At some point, your clients with adult children will find themselves responding to a request for money from one or more of their children. When they come to you they are often looking for two answers: "Can we afford to loan the money from our portfolio?" and "How do we structure this to be fair?" You will have to use your financial planning skills to determine if they can really afford to make the loan, but understand that parents will often jeopardize their own security to benefit their offspring.

Intrafamily lending is often discouraged because of the emotional issues created when a loved one is late with their payments, defaults altogether, or the loan itself causes jealousy and envy among other family members who are not party to the loan. However, some sources estimate that there are over 10 million people in the U. S. today who have a private loan with a relative, friend or some else they know. Most of these loans are unstructured and undocumented, and about one in six loans proves to be uncollectible. You can help your clients increase the chance of a successful family lending outcome by following these reasonable guidelines.

Get It in Writing
The simplest private loans are similar to an I.O.U. and are usually unsecured with any collateral. For smaller sums, this is probably okay, but when the amount borrowed is significant (and this level varies for each family), it is advisable to create a structured loan arrangement.

The loan itself needs to be documented with a promissory note that spells out the amount borrowed, the interest rate assessed, the specific terms of repayment including timing and amount of each payment due, as well as the expected full pay-off date.

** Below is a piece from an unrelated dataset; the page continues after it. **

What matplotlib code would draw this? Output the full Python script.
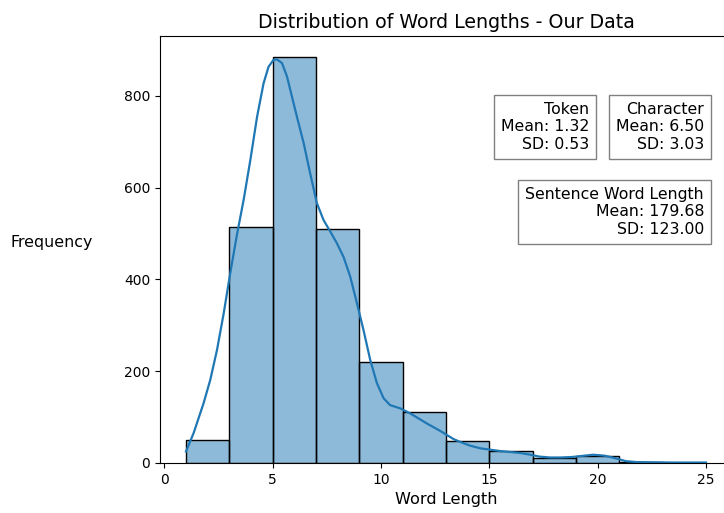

An amortization schedule should be created that allocates the amount of principal and interest to each payment, (many Web sites have programs that will calculate this), and the lender should specify how and when payments are expected to be made. There should be a reasonable penalty assessed for late payments. The lender should expect to keep accurate records of each payment made and the outstanding loan balance.

Charge Interest
A no-interest loan without a specified repayment schedule runs the risk of being considered a gift by the IRS. Especially for wealthier families, having a large loan treated as a gift can have very negative consequences for estate planning purposes, and depending on the amount of the loan, could actually trigger a current gift tax liability for the lender.

If the purpose of the loan is to finance the purchase of a house, then it should be designed and treated as any other mortgage. The lender should record the loan as a deed of trust with the county clerk's office to secure their interest in the property. They should also structure the loan with an appropriate interest rate to avoid having the IRS deem the loan to be a gift. The Internal Revenue Service's Applicable Federal Rate (AFR) is usually considered to be the minimum interest rate such a loan should carry. If these provisions are followed, the mortgage interest is tax deductible for the borrower similar to a regular bank mortgage and there is reduced risk that the IRS will come and re-characterize the loan as a gift subject to gift tax reporting.

Good for the Child
An intrafamily mortgage can allow a first-time homebuyer to obtain needed financing even if they haven't established an acceptable credit history yet. The average interest rate on intrafamily mortgages is 6%--attractive compared to the rates they might obtain as a borrower with an unseasoned credit history, new job and other competing expenses such as car payments and student loans. These loans are often designed with more payment flexibility than would exist with a traditional bank mortgage. The family lenders might agree to reduced payments for the first few years as newly married, or newly graduated children get themselves established financially. Intrafamily mortgages also have lower closing costs on average than bank-originated loans.